胡氏所说的宝应谢珏《通鉴直音》,“自燕板行而南”,还有庐陵郭仲山及闽本直音,都没有说明它们是依哪里的“土音”,其语音系统我们不得而知。史炤的《释文》我们也只能藉助胡氏《辩误》所提及的若干条目略知其一二。而且,连史炤其人,我们也不甚了解。不仅史书上没有任何记载,胡氏《辩误》中也没有明言,只不过他在文中一而再、再而三地指出史炤是以“蜀人土音”为之音,我们可以推定,史炤大概是四川人,或者至少是操的四川方音。
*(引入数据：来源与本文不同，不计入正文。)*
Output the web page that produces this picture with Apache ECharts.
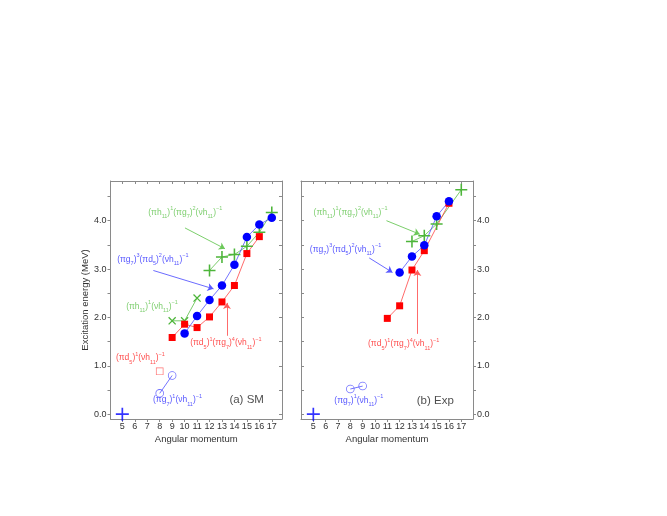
<!DOCTYPE html>
<html><head><meta charset="utf-8">
<script src="https://cdn.jsdelivr.net/npm/echarts@6/dist/echarts.min.js"></script>
<style>html,body{margin:0;padding:0;background:#fff}#c{width:667px;height:516px}</style>
</head><body><div id="c"></div>
<script>
// ---- data ----
const xTicks = [5,6,7,8,9,10,11,12,13,14,15,16,17];
const yLabels = [0,1,2,3,4];
const yTicks = [0,0.5,1,1.5,2,2.5,3,3.5,4,4.5];

const smBlueJ = [10,11,12,13,14,15,16,17];
const smBlueE = [1.67,2.03,2.36,2.66,3.09,3.66,3.92,4.06];
const smRedJ = [9,10,11,12,13,14,15,16];
const smRedE = [1.585,1.86,1.79,2.01,2.32,2.66,3.32,3.67];
const smGreenXJ = [9,10,11];
const smGreenXE = [1.93,1.93,2.40];
const smGreenPJ = [12,13,14,15,16,17];
const smGreenPE = [2.97,3.25,3.30,3.47,3.76,4.17];
const smBlueOpenJ = [8,9];
const smBlueOpenE = [0.43,0.80];
const smRedOpenJ = [8];
const smRedOpenE = [0.885];
const gsJ = [5];
const gsE = [0];

const expBlueJ = [12,13,14,15,16];
const expBlueE = [2.93,3.26,3.49,4.09,4.40];
const expRedJ = [11,12,13,14,16];
const expRedE = [1.98,2.24,2.98,3.38,4.36];
const expGreenPJ = [13,14,15,17];
const expGreenPE = [3.57,3.69,3.93,4.64];
const expBlueOpenJ = [8,9];
const expBlueOpenE = [0.52,0.58];

// configuration labels
const cfgG2 = "(πh_{11})^{1}(πg_{7})^{2}(νh_{11})^{−1}";
const cfgB3 = "(πg_{7})^{3}(πd_{5})^{2}(νh_{11})^{−1}";
const cfgG1 = "(πh_{11})^{1}(νh_{11})^{−1}";
const cfgR4 = "(πd_{5})^{1}(πg_{7})^{4}(νh_{11})^{−1}";
const cfgR1 = "(πd_{5})^{1}(νh_{11})^{−1}";
const cfgB1 = "(πg_{7})^{1}(νh_{11})^{−1}";
const panelTitles = ["(a) SM", "(b) Exp"];

// ---- helpers ----
const zip = (a,b) => a.map((v,i)=>[v,b[i]]);
function rich(s){
  let out = '', re = /([_^])\{([^}]*)\}|([^_^]+)/g, m;
  while((m = re.exec(s))){
    if(m[3]) out += '{n|'+m[3]+'}';
    else out += (m[1]==='_'?'{sub|':'{sup|')+m[2]+'}';
  }
  return out;
}
const FF = 'Liberation Sans';
const richStyles = {
  n:{fontSize:8.5, lineHeight:14, fontFamily:FF},
  sup:{fontSize:5.5, verticalAlign:'top', fontFamily:FF},
  sub:{fontSize:5.5, verticalAlign:'bottom', fontFamily:FF}
};
const PLUS = 'path://M0,4.35H10V5.65H0Z M4.35,0H5.65V10H4.35Z';
const BLUE='#0000ff', RED='#ff0000', GREEN='#4db53a';
const BLUE_L='rgba(70,70,255,0.75)', RED_L='rgba(255,70,70,0.8)', GREEN_L='rgba(90,190,70,0.8)';
const AX='#8a8a8a', TXT='#333';

function xAx(gi,min,max,top){
  return {type:'value', gridIndex:gi, min, max, position: top?'top':'bottom',
    axisLine:{onZero:false, lineStyle:{color:AX,width:1}},
    axisTick:{inside:!!top, length:3, customValues:xTicks, lineStyle:{color:AX}},
    axisLabel:{show:!top, customValues:xTicks, fontSize:9, color:TXT, margin:3, fontFamily:FF},
    splitLine:{show:false},
    name: top?'':'Angular momentum', nameLocation:'middle', nameGap:15,
    nameTextStyle:{fontSize:9.5, color:TXT, fontFamily:FF}};
}
function yAx(gi,pos,labels,name){
  return {type:'value', gridIndex:gi, min:-0.1, max:4.82, position:pos,
    axisLine:{onZero:false, lineStyle:{color:AX,width:1}},
    axisTick:{inside:!labels, length:3, customValues:yTicks, lineStyle:{color:AX}},
    axisLabel:{show:labels, customValues:yLabels, fontSize:9, color:TXT, margin:4,
      formatter:v=>v.toFixed(1), fontFamily:FF},
    splitLine:{show:false},
    name:name||'', nameLocation:'middle', nameGap:18,
    nameTextStyle:{fontSize:9.5, color:TXT, fontFamily:FF}};
}
function lineS(gi, data, symbol, size, color, lcolor, extra){
  return Object.assign({type:'line', xAxisIndex:gi*2, yAxisIndex:gi*2, data, symbol, symbolSize:size,
    showAllSymbol:true, animation:false, silent:true,
    itemStyle:{color}, lineStyle:{color:lcolor, width:1}}, extra||{});
}
function pts(gi, data, symbol, size, color, extra){
  return Object.assign({type:'scatter', xAxisIndex:gi*2, yAxisIndex:gi*2, data, symbol, symbolSize:size,
    animation:false, silent:true, itemStyle:{color}}, extra||{});
}
function openS(gi, data, symbol, size, color){
  return pts(gi, data, 'path://'+(symbol==='circle'
      ? 'M5,0A5,5 0 1 1 4.99,0Z M5,0.9A4.1,4.1 0 1 0 5.01,0.9Z'
      : 'M0,0H10V10H0Z M0.9,0.9V9.1H9.1V0.9Z'), size, color);
}
function textS(gi, x, y, str, color, fs){
  const r = JSON.parse(JSON.stringify(richStyles));
  if(fs){ r.n.fontSize = fs; }
  return {type:'scatter', xAxisIndex:gi*2, yAxisIndex:gi*2, data:[[x,y]], symbolSize:0,
    animation:false, silent:true,
    label:{show:true, position:[0,0], align:'center', verticalAlign:'middle',
      color, formatter:()=>rich(str), rich:r}};
}
function arrowS(gi, arrows){
  return {type:'line', xAxisIndex:gi*2, yAxisIndex:gi*2, data:[], animation:false, silent:true,
    markLine:{silent:true, animation:false, symbol:['none','arrow'], symbolSize:6,
      label:{show:false},
      data: arrows.map(a=>[{coord:[a[0],a[1]], lineStyle:{color:a[4], width:0.9, type:'solid'}, itemStyle:{color:a[4]}},
                            {coord:[a[2],a[3]]}])}};
}

const series = [
  // ---- SM panel ----
  lineS(0, zip(smGreenXJ,smGreenXE), PLUS, 10, GREEN, GREEN_L, {symbolRotate:45}),
  lineS(0, zip(smGreenPJ,smGreenPE), PLUS, 12, GREEN, GREEN_L),
  lineS(0, zip(smRedJ,smRedE), 'rect', 7, RED, RED_L),
  lineS(0, zip(smBlueJ,smBlueE), 'circle', 8.5, BLUE, BLUE_L),
  lineS(0, zip(smBlueOpenJ,smBlueOpenE), 'none', 0, BLUE, BLUE_L),
  openS(0, zip(smBlueOpenJ,smBlueOpenE), 'circle', 8.5, '#4a4aff'),
  openS(0, zip(smRedOpenJ,smRedOpenE), 'rect', 7.5, '#ff4a4a'),
  pts(0, zip(gsJ,gsE), PLUS, 13, BLUE),
  arrowS(0, [
    [10.03,3.85,13.24,3.42,'#6cc85a'],
    [7.49,2.97,12.32,2.59,'#5a5aff'],
    [13.40,1.62,13.40,2.30,'#ff5a5a']
  ]),
  textS(0, 10.05, 4.16, cfgG2, '#5cc24a'),
  textS(0, 7.45, 3.19, cfgB3, '#2a2aff'),
  textS(0, 7.38, 2.22, cfgG1, '#5cc24a'),
  textS(0, 13.31, 1.47, cfgR4, '#ff2020'),
  textS(0, 6.45, 1.16, cfgR1, '#ff2020'),
  textS(0, 9.43, 0.29, cfgB1, '#2a2aff'),
  textS(0, 14.98, 0.30, panelTitles[0], '#222', 11.5),
  // ---- Exp panel ----
  lineS(1, zip(expGreenPJ,expGreenPE), PLUS, 12, GREEN, GREEN_L),
  lineS(1, zip(expRedJ,expRedE), 'rect', 7, RED, RED_L),
  lineS(1, zip(expBlueJ,expBlueE), 'circle', 8.5, BLUE, BLUE_L),
  lineS(1, zip(expBlueOpenJ,expBlueOpenE), 'none', 0, BLUE, BLUE_L),
  openS(1, zip(expBlueOpenJ,expBlueOpenE), 'circle', 8.5, '#4a4aff'),
  pts(1, zip(gsJ,gsE), PLUS, 13, BLUE),
  arrowS(1, [
    [10.93,4.00,13.63,3.72,'#6cc85a'],
    [9.53,3.23,11.42,2.93,'#5a5aff'],
    [13.44,1.66,13.44,2.98,'#ff5a5a']
  ]),
  textS(1, 8.02, 4.17, cfgG2, '#5cc24a'),
  textS(1, 7.61, 3.41, cfgB3, '#2a2aff'),
  textS(1, 12.33, 1.45, cfgR4, '#ff2020'),
  textS(1, 8.69, 0.28, cfgB1, '#2a2aff'),
  textS(1, 14.89, 0.28, panelTitles[1], '#222', 11.5)
];

const chart = echarts.init(document.getElementById('c'), null, {renderer:'canvas'});
chart.setOption({
  backgroundColor:'#fff',
  animation:false,
  grid:[
    {left:110.5, top:181, width:171.5, height:238, containLabel:false},
    {left:301, top:181, width:172, height:238, containLabel:false}
  ],
  xAxis:[xAx(0,4.05,17.82,false), xAx(0,4.05,17.82,true), xAx(1,4.0,17.95,false), xAx(1,4.0,17.95,true)],
  yAxis:[yAx(0,'left',true,'Excitation energy (MeV)'), yAx(0,'right',false), yAx(1,'left',false), yAx(1,'right',true)],
  series
});
</script></body></html>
迄今为止,在我们所见到的宋代及元初的各种韵书中,《切韵》音系的全浊上声字没有读为去声的记录(少数又音字除外),胡氏也是据此而来订正史炤之误的。元朝泰定年间,周德清的《中原音韵》首次将全浊上声字归入去声,于是,目前的音韵学研究者便都认为汉语全浊上变去这一重大的声调变化,是在元代完成的。众所周知,语音的发展是渐变的。任何一项语音变化,特别是比较重大的变化,不可能是一朝一夕的事情。浊上归去见于《中原音韵》,并不等于这一变化就完成于《中原音韵》问世的那个时代,更不能说这种变化是产生于那个时代、并在短期内完成了的。此外,我们姑且还不去说《中原音韵》归纳前代元曲作者用韵规律的性质。因此,浊上变去的变化见于史炤的《释文》之中,即这种变化始于比《中原音韵》早大约200年的南宋时期,是完全可能的。[1]

注释:

[1]关于全浊上声字变为去声的问题,李新魁先生认为“汉唐时代已经发生,后代续有发展”(《汉语等韵学》41页),又说全浊上声字“在唐时已变入去声”(《古音概说》99页),史存直先生认为这种演变“至迟当在盛唐时期”(《汉语语音史纲要》50页),罗常培先生说“自唐时既已发生”(《汉语音韵学导论》82页),但是,他们的论证都不够充分。王力先生认为“浊上变去”在晚唐—五代之际,但他的重要论据之一是宋张麟之《韵镜》凡例《上声去音字》中的一段话。我们姑且不说《韵镜》作者很可能就是宋代人,而张麟之为之序例则肯定是南宋嘉泰三年(1203年)的事。这段话,只能进一步证明南宋时浊上已经变去。